Job
Only the lines between the line with "Rebuild this chart" and the line with "const moinsHorsNever = [26.9, 19.2, 8.3, 8.1];", together with those two lines themselves, are to be copied exactly.

Information provided
-*-

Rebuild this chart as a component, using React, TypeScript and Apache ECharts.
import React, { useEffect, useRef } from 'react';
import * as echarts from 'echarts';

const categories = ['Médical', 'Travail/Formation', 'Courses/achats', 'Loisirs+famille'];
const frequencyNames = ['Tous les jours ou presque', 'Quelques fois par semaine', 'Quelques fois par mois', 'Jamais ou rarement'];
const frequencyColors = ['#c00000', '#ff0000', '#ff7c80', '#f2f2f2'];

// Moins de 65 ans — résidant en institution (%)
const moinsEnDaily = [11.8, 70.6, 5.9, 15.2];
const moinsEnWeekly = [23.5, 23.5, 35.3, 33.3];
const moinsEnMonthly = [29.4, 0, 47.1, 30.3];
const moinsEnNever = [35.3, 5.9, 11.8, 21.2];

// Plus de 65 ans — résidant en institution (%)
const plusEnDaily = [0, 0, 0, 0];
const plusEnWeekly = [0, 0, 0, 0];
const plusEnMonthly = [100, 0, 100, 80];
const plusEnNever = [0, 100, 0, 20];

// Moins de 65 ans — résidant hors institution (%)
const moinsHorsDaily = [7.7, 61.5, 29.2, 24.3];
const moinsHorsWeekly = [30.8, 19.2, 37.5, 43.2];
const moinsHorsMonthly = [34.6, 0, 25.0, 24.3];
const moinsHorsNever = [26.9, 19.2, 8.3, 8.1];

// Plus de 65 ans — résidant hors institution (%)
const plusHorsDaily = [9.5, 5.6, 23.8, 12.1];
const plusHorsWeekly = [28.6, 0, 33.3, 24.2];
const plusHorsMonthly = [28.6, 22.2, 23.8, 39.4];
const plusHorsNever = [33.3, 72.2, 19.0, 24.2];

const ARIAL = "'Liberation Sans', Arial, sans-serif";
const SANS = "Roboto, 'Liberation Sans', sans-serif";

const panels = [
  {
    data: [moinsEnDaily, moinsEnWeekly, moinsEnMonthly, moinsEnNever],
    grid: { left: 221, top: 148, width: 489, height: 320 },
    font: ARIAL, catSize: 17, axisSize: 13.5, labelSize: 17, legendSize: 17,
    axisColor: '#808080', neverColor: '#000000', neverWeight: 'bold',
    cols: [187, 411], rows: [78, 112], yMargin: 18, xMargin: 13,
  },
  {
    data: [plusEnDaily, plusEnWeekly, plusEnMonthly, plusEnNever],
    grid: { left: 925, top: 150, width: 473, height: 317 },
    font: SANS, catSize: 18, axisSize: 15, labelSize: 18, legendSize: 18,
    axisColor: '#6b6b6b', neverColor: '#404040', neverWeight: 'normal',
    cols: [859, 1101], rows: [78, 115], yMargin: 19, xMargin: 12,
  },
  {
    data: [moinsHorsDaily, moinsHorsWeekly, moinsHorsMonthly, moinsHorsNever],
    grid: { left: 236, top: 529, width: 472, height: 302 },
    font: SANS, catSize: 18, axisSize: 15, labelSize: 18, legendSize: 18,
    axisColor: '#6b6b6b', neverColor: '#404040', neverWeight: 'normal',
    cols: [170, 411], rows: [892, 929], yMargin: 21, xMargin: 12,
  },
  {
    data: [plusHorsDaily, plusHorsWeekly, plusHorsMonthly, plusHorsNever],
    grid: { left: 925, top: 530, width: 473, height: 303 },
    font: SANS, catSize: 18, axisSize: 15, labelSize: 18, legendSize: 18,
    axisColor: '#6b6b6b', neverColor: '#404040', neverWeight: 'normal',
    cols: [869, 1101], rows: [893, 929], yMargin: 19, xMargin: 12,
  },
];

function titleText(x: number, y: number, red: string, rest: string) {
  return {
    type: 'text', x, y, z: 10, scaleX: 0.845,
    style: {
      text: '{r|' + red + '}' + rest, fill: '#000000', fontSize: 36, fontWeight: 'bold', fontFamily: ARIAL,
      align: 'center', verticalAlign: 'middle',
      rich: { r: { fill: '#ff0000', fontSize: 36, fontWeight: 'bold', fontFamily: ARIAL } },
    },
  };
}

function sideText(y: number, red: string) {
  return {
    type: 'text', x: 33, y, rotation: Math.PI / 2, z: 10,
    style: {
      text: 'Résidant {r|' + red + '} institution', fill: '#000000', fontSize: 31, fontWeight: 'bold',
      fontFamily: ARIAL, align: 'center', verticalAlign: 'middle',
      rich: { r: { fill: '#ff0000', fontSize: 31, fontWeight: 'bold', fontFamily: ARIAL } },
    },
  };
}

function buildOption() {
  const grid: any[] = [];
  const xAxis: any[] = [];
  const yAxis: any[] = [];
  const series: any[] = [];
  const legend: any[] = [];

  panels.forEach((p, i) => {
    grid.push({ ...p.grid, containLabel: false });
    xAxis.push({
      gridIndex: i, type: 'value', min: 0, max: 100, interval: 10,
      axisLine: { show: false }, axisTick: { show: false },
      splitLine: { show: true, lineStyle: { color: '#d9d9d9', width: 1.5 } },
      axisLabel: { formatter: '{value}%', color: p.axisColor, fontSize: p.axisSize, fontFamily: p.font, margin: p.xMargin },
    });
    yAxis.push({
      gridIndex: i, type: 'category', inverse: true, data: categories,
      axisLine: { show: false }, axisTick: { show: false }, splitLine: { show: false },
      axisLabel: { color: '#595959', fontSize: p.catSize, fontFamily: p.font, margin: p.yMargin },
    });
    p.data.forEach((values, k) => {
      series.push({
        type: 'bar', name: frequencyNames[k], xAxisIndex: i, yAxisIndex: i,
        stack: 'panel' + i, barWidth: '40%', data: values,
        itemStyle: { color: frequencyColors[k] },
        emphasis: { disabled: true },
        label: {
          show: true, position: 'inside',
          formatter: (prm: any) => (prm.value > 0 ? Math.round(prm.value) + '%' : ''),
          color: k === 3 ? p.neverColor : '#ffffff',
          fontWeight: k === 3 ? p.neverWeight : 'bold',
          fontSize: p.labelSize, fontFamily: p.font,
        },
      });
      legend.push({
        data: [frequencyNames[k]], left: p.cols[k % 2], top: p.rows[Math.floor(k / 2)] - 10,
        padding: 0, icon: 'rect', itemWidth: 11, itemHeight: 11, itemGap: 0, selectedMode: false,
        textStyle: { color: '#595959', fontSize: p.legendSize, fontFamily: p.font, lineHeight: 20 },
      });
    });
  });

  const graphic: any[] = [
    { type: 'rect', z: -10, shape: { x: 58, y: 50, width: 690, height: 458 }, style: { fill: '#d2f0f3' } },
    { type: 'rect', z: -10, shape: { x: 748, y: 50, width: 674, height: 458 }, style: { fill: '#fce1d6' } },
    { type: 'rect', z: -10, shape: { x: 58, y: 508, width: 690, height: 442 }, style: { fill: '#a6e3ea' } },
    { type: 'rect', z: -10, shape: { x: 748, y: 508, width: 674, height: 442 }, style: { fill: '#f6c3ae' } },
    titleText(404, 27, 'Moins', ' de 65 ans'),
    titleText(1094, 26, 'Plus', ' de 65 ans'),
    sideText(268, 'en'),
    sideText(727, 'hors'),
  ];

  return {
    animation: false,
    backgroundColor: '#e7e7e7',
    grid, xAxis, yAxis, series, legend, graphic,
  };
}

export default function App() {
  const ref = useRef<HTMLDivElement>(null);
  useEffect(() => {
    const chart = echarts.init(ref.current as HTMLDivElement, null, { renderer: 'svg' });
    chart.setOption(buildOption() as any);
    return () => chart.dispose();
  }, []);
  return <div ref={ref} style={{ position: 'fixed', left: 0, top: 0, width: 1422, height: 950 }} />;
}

-*-

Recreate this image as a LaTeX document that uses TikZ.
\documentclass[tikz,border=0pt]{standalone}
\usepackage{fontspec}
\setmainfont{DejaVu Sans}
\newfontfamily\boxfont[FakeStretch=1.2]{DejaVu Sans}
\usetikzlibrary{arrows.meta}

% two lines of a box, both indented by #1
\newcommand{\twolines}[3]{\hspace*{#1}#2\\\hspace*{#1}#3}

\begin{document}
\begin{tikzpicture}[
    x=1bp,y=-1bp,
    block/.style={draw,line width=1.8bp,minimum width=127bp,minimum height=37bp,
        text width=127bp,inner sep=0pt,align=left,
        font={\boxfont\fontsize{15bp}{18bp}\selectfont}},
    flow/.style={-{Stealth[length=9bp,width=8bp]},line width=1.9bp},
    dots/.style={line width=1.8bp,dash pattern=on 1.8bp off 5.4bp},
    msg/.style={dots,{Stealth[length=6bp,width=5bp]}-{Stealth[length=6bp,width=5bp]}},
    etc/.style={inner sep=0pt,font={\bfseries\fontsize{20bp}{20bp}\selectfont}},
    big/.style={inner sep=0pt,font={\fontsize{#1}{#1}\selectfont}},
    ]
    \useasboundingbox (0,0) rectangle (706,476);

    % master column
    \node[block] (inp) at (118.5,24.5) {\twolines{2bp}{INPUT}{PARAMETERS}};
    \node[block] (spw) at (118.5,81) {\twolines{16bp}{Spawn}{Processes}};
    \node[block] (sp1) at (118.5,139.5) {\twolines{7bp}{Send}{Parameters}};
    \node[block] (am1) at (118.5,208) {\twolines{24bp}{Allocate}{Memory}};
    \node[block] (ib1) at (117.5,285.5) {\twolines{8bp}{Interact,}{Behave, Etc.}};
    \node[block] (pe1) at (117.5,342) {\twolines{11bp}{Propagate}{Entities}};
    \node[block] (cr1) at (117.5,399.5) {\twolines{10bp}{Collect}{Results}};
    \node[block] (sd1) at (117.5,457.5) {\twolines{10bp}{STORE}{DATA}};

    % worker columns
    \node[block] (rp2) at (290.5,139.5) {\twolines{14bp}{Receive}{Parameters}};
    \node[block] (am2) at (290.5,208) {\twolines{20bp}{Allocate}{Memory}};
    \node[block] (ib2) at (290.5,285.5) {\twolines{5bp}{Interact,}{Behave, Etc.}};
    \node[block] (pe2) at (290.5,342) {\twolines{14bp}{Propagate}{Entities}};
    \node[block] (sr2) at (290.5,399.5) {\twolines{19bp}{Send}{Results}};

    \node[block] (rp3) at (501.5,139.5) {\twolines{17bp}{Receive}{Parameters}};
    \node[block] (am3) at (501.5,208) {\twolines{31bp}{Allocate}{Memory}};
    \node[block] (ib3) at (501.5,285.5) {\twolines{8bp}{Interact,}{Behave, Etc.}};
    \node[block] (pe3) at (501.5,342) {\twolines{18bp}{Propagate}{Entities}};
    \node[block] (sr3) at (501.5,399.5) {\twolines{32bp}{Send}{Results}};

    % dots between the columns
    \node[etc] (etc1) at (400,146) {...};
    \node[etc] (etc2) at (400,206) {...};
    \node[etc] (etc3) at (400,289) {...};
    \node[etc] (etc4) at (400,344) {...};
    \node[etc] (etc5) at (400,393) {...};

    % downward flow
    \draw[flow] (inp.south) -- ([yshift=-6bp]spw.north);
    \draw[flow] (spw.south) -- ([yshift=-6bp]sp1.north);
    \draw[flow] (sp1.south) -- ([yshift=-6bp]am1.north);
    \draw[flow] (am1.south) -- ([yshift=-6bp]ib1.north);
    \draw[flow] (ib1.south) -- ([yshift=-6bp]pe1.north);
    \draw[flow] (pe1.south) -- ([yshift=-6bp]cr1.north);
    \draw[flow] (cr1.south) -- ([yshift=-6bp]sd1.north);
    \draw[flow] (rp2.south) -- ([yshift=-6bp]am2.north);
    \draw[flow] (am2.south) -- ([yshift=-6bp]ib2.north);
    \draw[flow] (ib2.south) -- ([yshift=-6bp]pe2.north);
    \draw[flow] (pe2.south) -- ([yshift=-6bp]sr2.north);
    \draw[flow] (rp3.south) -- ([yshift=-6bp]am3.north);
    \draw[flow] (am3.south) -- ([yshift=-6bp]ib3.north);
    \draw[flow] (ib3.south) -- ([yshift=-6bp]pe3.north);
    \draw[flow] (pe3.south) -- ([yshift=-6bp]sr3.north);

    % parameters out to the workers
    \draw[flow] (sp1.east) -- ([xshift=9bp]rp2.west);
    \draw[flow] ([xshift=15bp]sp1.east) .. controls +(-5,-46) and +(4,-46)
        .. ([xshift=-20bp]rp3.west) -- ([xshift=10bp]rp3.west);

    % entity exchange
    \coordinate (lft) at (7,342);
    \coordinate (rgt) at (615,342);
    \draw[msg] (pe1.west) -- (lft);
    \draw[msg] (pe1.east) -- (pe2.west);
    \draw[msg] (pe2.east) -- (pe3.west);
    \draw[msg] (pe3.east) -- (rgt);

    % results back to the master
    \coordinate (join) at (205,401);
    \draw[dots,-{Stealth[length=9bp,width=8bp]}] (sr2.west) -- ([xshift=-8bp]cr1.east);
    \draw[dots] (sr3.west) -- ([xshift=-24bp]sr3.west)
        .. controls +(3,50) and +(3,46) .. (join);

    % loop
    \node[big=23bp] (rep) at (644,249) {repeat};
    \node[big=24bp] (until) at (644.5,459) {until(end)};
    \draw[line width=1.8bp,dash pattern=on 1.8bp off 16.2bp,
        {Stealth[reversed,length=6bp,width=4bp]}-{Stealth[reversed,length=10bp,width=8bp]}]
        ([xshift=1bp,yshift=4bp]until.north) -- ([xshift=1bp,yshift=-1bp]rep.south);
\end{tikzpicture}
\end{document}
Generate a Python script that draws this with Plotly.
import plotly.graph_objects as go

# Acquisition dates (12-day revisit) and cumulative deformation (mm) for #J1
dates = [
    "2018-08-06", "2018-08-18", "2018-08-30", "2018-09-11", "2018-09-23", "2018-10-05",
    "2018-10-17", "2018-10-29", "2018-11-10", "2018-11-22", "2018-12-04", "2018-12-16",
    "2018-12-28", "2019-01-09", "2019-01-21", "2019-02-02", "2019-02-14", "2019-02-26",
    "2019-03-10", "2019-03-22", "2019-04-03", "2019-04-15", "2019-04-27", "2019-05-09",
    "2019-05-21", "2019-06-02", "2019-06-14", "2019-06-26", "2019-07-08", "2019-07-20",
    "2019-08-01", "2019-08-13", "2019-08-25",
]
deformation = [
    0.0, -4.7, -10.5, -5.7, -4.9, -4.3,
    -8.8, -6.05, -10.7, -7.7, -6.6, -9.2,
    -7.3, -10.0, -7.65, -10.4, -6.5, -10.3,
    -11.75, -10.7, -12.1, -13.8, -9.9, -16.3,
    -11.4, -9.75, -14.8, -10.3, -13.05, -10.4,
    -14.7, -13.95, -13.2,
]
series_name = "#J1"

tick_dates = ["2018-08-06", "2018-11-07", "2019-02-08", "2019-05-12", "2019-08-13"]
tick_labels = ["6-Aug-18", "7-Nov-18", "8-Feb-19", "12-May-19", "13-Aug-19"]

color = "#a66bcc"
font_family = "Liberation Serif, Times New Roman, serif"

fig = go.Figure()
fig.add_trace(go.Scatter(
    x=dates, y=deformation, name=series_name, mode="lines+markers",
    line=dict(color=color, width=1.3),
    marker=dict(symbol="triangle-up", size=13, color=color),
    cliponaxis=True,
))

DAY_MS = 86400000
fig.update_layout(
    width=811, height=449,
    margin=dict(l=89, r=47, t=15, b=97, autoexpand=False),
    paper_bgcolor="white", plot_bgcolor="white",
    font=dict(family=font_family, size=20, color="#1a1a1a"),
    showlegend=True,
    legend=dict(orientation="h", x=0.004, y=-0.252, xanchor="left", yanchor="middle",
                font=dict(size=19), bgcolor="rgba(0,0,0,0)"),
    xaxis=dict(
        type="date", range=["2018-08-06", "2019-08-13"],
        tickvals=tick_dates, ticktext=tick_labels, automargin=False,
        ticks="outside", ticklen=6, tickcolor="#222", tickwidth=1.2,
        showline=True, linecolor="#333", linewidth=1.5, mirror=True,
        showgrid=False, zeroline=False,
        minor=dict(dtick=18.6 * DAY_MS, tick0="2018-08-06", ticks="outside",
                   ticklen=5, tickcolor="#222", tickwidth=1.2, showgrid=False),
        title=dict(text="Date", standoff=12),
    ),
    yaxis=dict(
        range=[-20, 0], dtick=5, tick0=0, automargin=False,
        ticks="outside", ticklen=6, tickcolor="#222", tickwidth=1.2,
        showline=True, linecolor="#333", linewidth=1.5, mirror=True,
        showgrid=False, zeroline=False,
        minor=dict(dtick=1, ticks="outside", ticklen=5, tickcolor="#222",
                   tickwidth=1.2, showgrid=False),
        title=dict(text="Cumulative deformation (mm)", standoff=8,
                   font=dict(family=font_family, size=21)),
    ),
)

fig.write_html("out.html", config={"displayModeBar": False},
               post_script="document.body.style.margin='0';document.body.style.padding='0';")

-*-

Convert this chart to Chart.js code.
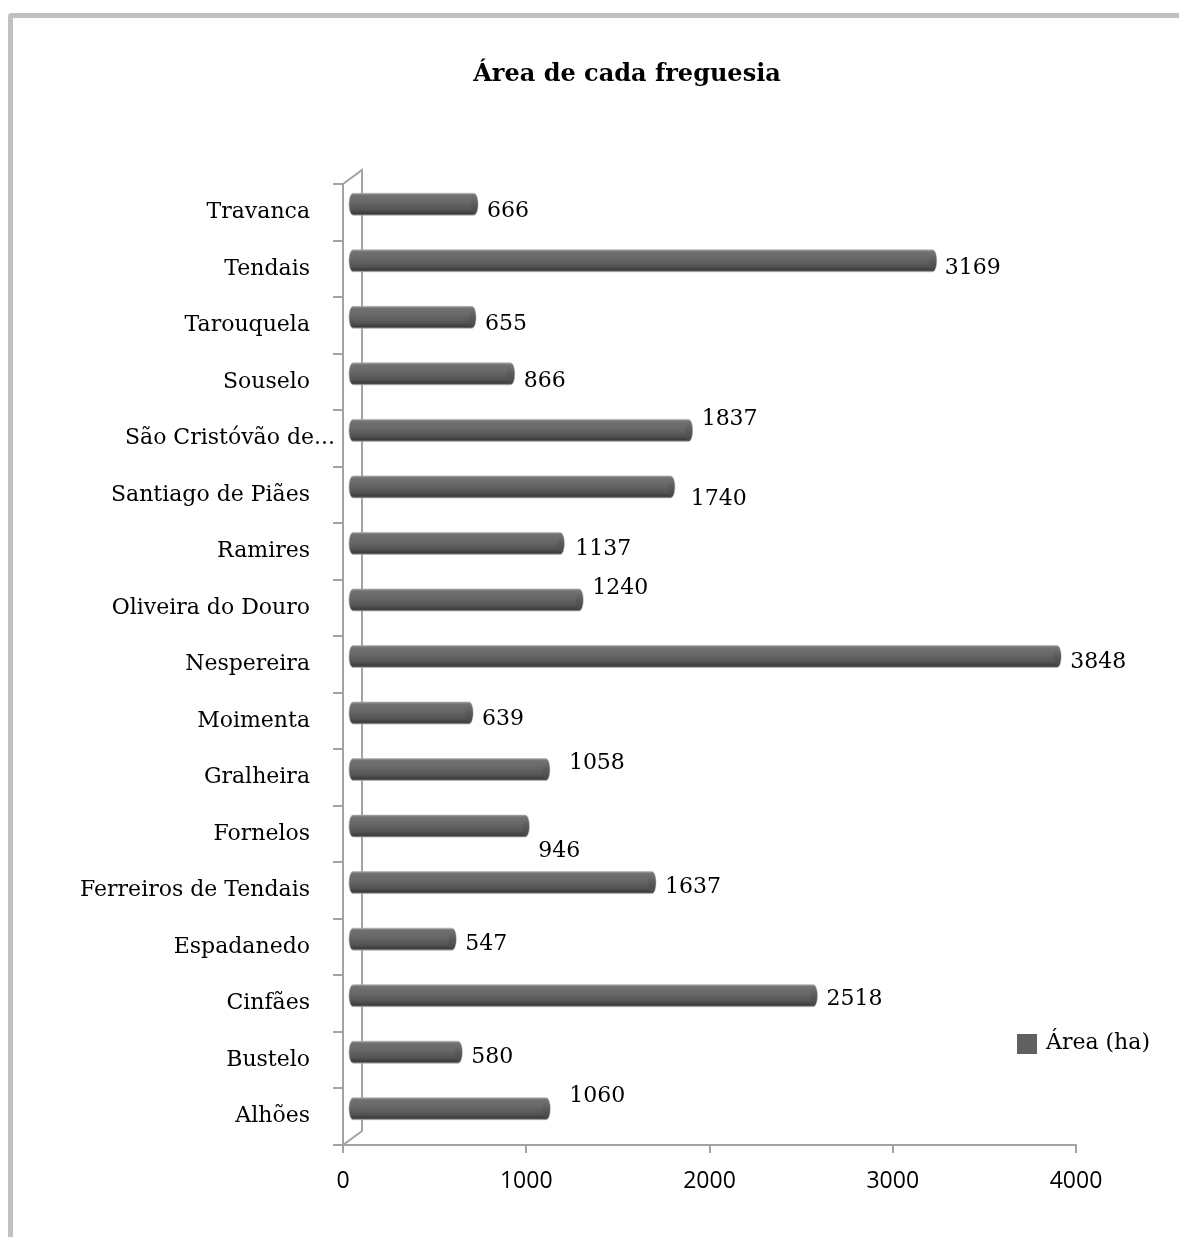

-*-

Completed exercise
Rebuild this chart as a component, using React, TypeScript and Apache ECharts.
import React, { useEffect, useRef } from 'react';
import * as echarts from 'echarts';

const categories = ['Médical', 'Travail/Formation', 'Courses/achats', 'Loisirs+famille'];
const frequencyNames = ['Tous les jours ou presque', 'Quelques fois par semaine', 'Quelques fois par mois', 'Jamais ou rarement'];
const frequencyColors = ['#c00000', '#ff0000', '#ff7c80', '#f2f2f2'];

// Moins de 65 ans — résidant en institution (%)
const moinsEnDaily = [11.8, 70.6, 5.9, 15.2];
const moinsEnWeekly = [23.5, 23.5, 35.3, 33.3];
const moinsEnMonthly = [29.4, 0, 47.1, 30.3];
const moinsEnNever = [35.3, 5.9, 11.8, 21.2];

// Plus de 65 ans — résidant en institution (%)
const plusEnDaily = [0, 0, 0, 0];
const plusEnWeekly = [0, 0, 0, 0];
const plusEnMonthly = [100, 0, 100, 80];
const plusEnNever = [0, 100, 0, 20];

// Moins de 65 ans — résidant hors institution (%)
const moinsHorsDaily = [7.7, 61.5, 29.2, 24.3];
const moinsHorsWeekly = [30.8, 19.2, 37.5, 43.2];
const moinsHorsMonthly = [34.6, 0, 25.0, 24.3];
const moinsHorsNever = [26.9, 19.2, 8.3, 8.1];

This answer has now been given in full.